Bert Bell is widely seen as the savior of the league in the lean years just after World War II. Yet after Bell’s death in 1959, George Preston Marshall, a friend of Bell and the owner of the Redskins, led what became a days-long fight to name Bell’s replacement.
Sports Illustrated football writer Tex Maule described the most important requirement of the new commissioner in the opinion of Marshall was “a commissioner who was amenable to suggestion.” Marshall wanted a puppet, which Bell was not. Most owners do, but that is not necessarily good for business because, as Bell used to caution Marshall and other powerful owners, “someone has to look out for the have nots or you have no league.”
Jones is angry not only over the six-game suspension of running back Ezekiel Elliott which he believed would never happen (sound familiar, Bob?) but also over Goodell’s ham-handed handling of a number of controversial issues that have wounded the NFL brand. He may have a point and such discontent among his bosses could come back to haunt Goodell, but Jones’ threat to have legal papers served as early as today on the Compensation Committee’s six members seems more saber rattling than legitimate.

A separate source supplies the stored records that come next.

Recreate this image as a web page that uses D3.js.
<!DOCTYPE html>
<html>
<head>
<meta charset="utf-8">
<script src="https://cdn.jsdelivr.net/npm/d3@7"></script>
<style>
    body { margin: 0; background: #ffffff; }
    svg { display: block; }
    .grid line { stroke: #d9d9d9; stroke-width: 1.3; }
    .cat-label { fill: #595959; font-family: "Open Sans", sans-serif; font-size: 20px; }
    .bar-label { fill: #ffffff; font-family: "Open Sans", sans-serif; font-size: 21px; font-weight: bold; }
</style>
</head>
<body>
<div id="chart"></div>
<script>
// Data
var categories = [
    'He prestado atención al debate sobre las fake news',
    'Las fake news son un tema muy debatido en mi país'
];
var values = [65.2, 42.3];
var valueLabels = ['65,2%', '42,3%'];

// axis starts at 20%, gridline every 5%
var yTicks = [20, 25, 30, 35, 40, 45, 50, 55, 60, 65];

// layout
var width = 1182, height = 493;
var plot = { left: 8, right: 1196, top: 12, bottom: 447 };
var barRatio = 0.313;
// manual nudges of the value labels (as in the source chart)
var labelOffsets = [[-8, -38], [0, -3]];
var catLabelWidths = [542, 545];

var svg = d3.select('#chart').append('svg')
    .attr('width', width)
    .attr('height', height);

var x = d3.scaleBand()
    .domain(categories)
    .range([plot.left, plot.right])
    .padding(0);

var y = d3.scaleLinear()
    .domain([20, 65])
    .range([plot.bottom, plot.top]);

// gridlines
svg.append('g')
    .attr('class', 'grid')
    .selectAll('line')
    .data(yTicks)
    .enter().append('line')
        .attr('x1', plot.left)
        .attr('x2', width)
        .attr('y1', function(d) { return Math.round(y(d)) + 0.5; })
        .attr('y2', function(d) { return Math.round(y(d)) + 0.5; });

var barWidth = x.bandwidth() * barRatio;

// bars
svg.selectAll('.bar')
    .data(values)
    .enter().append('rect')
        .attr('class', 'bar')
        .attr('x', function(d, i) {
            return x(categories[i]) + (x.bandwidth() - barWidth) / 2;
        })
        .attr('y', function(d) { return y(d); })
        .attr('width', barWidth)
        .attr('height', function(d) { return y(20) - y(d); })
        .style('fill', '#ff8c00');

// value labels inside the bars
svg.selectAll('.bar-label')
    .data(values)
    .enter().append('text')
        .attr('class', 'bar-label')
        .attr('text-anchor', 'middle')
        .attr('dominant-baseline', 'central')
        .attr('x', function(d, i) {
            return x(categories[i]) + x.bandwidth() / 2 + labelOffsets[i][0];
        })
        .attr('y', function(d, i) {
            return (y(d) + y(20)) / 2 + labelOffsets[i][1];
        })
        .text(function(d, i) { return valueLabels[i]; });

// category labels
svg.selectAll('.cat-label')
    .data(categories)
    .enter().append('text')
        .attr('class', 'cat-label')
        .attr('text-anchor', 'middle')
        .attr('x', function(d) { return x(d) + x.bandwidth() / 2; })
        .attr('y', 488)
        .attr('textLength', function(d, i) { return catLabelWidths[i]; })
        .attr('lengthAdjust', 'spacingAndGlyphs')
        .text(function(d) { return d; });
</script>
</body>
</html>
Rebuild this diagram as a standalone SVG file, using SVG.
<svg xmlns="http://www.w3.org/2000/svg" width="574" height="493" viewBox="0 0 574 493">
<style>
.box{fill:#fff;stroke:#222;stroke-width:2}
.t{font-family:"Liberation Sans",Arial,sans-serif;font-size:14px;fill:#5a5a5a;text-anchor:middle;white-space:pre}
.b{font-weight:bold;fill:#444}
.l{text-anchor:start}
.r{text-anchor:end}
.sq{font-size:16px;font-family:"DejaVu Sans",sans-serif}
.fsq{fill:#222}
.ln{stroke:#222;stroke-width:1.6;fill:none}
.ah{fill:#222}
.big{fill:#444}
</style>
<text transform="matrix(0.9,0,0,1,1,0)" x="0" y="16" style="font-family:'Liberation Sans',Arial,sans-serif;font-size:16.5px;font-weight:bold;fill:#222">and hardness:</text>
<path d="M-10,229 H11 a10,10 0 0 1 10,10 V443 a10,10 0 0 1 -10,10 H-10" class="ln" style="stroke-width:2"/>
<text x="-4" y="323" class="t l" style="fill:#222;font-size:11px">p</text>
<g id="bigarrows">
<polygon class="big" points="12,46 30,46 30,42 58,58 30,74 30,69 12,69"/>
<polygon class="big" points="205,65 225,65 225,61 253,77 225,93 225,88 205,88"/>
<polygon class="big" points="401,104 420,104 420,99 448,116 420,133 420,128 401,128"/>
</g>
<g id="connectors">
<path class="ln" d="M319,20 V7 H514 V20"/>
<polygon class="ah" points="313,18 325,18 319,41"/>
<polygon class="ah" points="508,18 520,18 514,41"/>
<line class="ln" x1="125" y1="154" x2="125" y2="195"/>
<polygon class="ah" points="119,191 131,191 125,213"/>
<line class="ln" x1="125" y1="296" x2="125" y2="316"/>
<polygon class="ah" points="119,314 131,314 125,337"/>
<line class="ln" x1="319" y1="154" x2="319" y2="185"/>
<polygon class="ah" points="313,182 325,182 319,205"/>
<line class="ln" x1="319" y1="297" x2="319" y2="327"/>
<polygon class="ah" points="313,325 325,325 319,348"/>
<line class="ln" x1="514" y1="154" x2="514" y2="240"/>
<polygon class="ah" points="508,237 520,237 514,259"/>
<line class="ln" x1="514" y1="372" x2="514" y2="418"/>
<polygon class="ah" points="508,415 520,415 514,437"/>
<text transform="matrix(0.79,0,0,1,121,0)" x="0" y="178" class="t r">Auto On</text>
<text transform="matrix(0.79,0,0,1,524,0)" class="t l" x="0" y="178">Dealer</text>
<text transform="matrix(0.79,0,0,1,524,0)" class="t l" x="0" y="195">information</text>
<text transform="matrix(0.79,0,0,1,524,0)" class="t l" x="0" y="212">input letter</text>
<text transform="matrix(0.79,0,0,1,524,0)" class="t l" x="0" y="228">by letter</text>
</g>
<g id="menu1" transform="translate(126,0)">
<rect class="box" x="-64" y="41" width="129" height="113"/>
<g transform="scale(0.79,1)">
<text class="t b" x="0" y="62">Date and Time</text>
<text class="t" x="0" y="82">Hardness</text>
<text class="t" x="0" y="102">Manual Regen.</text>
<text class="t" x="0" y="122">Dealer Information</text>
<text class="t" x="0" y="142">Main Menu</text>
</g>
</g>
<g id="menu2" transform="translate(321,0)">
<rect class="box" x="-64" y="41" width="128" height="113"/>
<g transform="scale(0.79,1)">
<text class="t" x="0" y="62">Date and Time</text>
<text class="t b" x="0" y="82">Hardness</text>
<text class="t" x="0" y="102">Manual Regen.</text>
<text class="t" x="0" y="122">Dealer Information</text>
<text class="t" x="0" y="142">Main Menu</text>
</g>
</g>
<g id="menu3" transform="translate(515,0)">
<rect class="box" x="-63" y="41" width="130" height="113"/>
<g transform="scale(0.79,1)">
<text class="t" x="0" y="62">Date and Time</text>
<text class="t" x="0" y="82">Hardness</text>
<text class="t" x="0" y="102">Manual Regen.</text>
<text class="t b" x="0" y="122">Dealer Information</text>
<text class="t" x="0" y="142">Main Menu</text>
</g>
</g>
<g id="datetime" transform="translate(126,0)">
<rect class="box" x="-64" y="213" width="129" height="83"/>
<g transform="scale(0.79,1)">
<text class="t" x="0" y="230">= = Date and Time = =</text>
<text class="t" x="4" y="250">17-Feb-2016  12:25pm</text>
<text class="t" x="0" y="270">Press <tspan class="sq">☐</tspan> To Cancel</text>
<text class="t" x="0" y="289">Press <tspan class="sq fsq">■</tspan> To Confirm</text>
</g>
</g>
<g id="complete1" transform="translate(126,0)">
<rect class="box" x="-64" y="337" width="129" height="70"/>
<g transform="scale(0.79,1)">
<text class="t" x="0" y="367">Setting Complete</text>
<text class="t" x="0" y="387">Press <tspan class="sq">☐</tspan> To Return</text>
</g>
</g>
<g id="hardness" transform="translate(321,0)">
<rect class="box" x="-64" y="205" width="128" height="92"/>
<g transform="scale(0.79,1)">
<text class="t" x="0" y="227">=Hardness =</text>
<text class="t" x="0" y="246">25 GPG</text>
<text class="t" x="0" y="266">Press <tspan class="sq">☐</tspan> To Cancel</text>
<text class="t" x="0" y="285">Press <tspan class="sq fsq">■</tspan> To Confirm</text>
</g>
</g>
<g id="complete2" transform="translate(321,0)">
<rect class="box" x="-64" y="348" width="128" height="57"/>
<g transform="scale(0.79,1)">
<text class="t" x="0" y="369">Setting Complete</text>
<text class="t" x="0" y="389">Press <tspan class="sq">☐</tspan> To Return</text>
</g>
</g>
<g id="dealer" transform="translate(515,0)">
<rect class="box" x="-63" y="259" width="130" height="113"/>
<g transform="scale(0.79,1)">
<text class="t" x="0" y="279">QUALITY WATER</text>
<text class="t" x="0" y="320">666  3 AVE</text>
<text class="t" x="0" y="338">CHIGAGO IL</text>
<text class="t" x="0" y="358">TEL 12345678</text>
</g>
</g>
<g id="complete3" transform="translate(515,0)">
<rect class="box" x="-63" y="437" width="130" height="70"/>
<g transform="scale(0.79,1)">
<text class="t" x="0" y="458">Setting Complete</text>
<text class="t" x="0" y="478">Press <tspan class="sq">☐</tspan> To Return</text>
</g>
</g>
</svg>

According to several owners, Jones may try to challenge the rule that requires a two-thirds approval of the 32 owners to extend Goodell, an argument in part based on the fact it once took three-quarters of ownership. This begs the not very legal argument known as “So what? You guys changed it.” Worse, Jones and his peers voted 32-0 to authorize the Compensation Committee to make Goodell an offer.
Jones reportedly also contends there has been a negative economic impact as a result of Goodell’s recent decisions, an argument that while possibly true will be difficult to sustain considering that gross revenues have more than doubled under Goodell.
The real issue here isn’t economic. It’s the issue of a commissioner mistakenly beginning to think he’s an owner, or at least ownership beginning to believe he feels that way.
Rumor has it some owners want Goodell paid like a player, basing his compensation on his performance at a time when ratings are slipping and advertisers are wavering. Goodell wants no part of that.
But this dispute is more about power than money. As Houston Texans owner Bob McNair recently put it “we can’t have the inmates running the prison.”
Players took that to be a reference to them and their anthem protest, but it was actually a reference to the feeling McNair and some other owners share that the league office now acts like the owners work for them. If Jones can make that feeling grow, time will run out on Goodell.
There is another, larger issue raised by Jones’ threat and it’s the question of a growing fissure in “the shield.” The NFL grew into a business colossus and cultural phenomenon because Bert Bell and his successor, Pete Rozelle, turned it from a capitalist enterprise into socialism. Owners large and small shared revenue equally, meaning they would all prosper.
Some teams, like the Cowboys and Pats under Kraft, make more than their peers in Oakland or Jacksonville and keep some of it, but the largest pieces of the pie are divided so all feast relatively equally. Goodell had nothing to do with creating that, but his consolidation of power in New York may be contributing to the demise of that collegial — and communistic — mindset. If Jones eventually brings down Goodell what will he and his cabal of like-minded owners push next? More sharing? Not likely.
One powerful owner, Donald Trump, single-handedly destroyed the USFL. If the NFL thinks it can’t happen in their house just let the most powerful guys take over and see what follows. Or just open your Bible to Mark 3:24-26.